During his career, his poems have appeared in such significant literary journals as Southern Review, crazyhorse, Poetry Ireland Review, Ploughshares, and Paris Review, among many others, and have been anthologized in Ten American Poets (1974); The Bread Loaf Anthology of Young American Poets (1985); In the West of Ireland (1992); and, more recently, in Poets of the New Century (2001). For “My Guardian Angel,” They Gambled for Your Clothes,” and “Arrival,” all published in volume 10 of Five Points (2006), he won the James Dickey Poetry Prize. In addition to the ones already mentioned, Mr. Tillinghast has six collections of poetry to his credit: The Stonecutter’s Hand (Godine, 1995), Today in the Café Trieste (Salmon Publishing, 1997), Six Mile Mountain (Story Line Press, 2000), The New Life (Copper Beach Press, 2009), Sewanee Poems (University of the South, 2009), and Selected Poems (Dedalus Press, 2009). His volume of poetry criticism, Poetry and What Is Real, published by the University of Michigan Press in its Poets on Poetry series, was issued in 2004.

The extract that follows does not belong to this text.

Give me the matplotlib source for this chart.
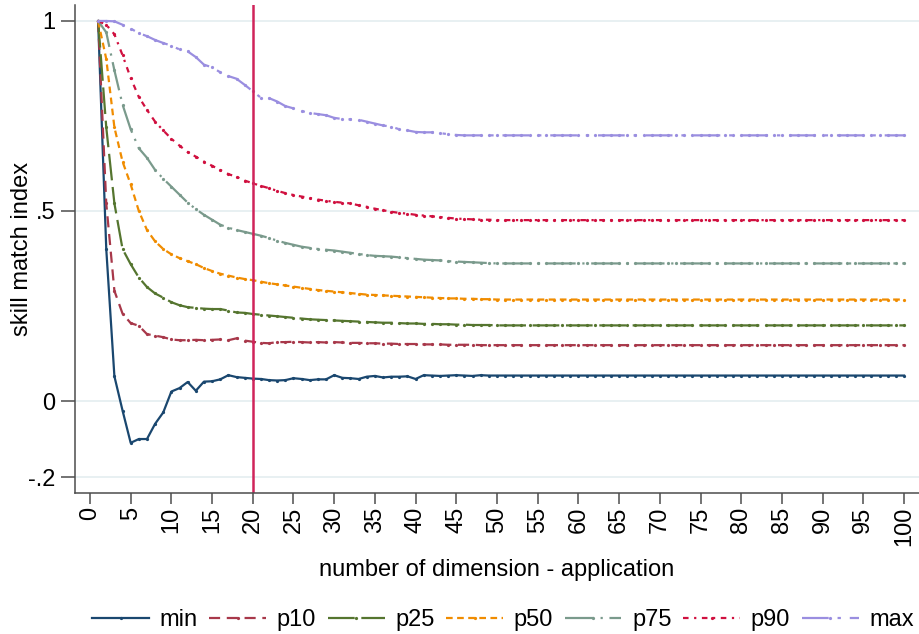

He is as prolific an author of nonfiction, including essays, memoirs, and travel writings. Finding Ireland: A Poet’s Explorations of Irish Literature and Culture (Notre Dame UP, 2008) collects a number of his essays originally published in popular and literary periodicals. ForeWord magazine awarded Finding Ireland its Book of the Year Gold Award for travel essays. His other honors include the Ann Stanford Prize from the University of Southern California (1992); Southern Review’s Cleanth Brooks Prize for Creative Nonfiction (2007) for his long essay “Istanbul in Winter”; and an honorary doctorate from the University of the South (2008).

In 2000 Richard Tillinghast founded the Bear River Writers’ Conference and served as its director for five years. He is a member of the American Conference of Irish Studies and the American Research Institute in Turkey.